Robot maintenance has not been much of a concern, with Mike handling much of the routine care on his own, and Galaxy representatives providing service calls at routine intervals every few months. Pens at the front of the barn offer easy access to the robot, as well as human access to the cows, for animals which require special attention.
All the data
Mrs. Stutzman — a computer novice — was able to learn to use the programs she needed to conduct her part of the daily responsibilities. While her heat detection skills, honed over many decades, are as good as the information sent from the robot’s computers, she is able to incorporate the computer data for optimal reproduction and herd health.
“She normally picks it up before it does,” Stephanie said, emphasizing the robot’s data collection is very accurate. The computer is “not hard at all,” even for computer novices.
Other data includes the deviations, which are “the first screen we look at each morning,” she said. This way, they can milk those who didn’t attach for various reasons, fetch those who haven’t milked in over 12 hours, and examine anyone whose data, such as conductivity, indicates a possible concern.
Despite the use of robotic milkers, the family still milks about 10 cows per day.
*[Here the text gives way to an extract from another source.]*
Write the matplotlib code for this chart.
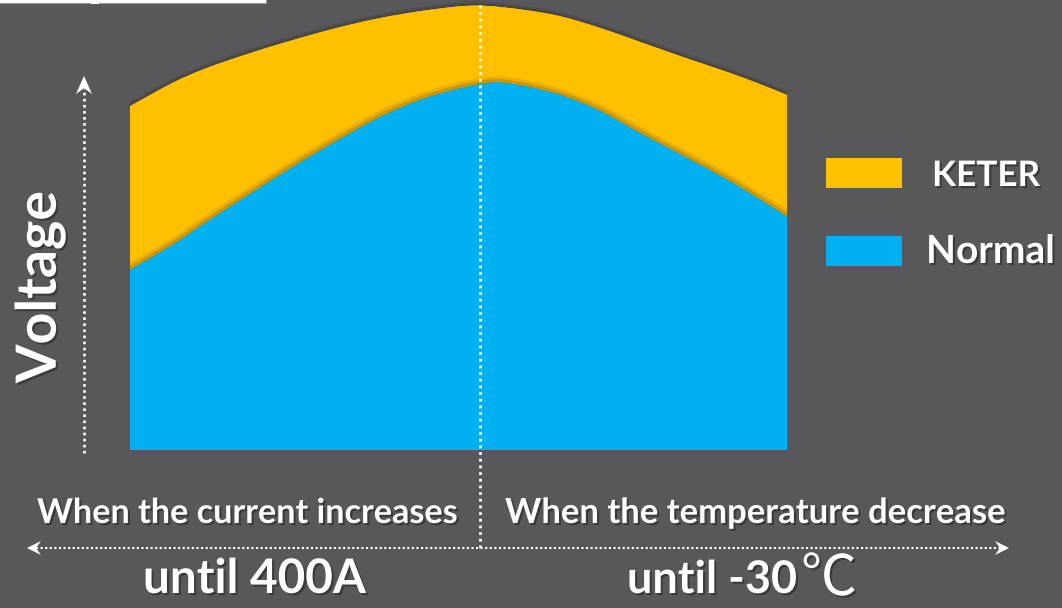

They don’t cull for inability to attach to the robot, so cows whose udders don’t conform are still milked here. Some of their older cows are resistant to the robot, and they fetch those as needed to lead them into the robotic milking boxes.
Producers toured the barn facilities, examined the robotic milkers, educated themselves about the computer data generated by the robots, and — most importantly — received a real life view of how the robots, in conjunction with the new free stall barn, are working for one dairy family. The Stutzman’s were on hand to answer all questions honestly, discussing the pros and cons of the decisions they made, what they love, and what they might have done differently in retrospect.
“It was very helpful to visit them,” Mrs. Stutzman said of the dairy farms they visited — with parlors as well as with robots — before finalizing their farm’s robotic milking plans, and the family wanted to offer the same opportunity with others.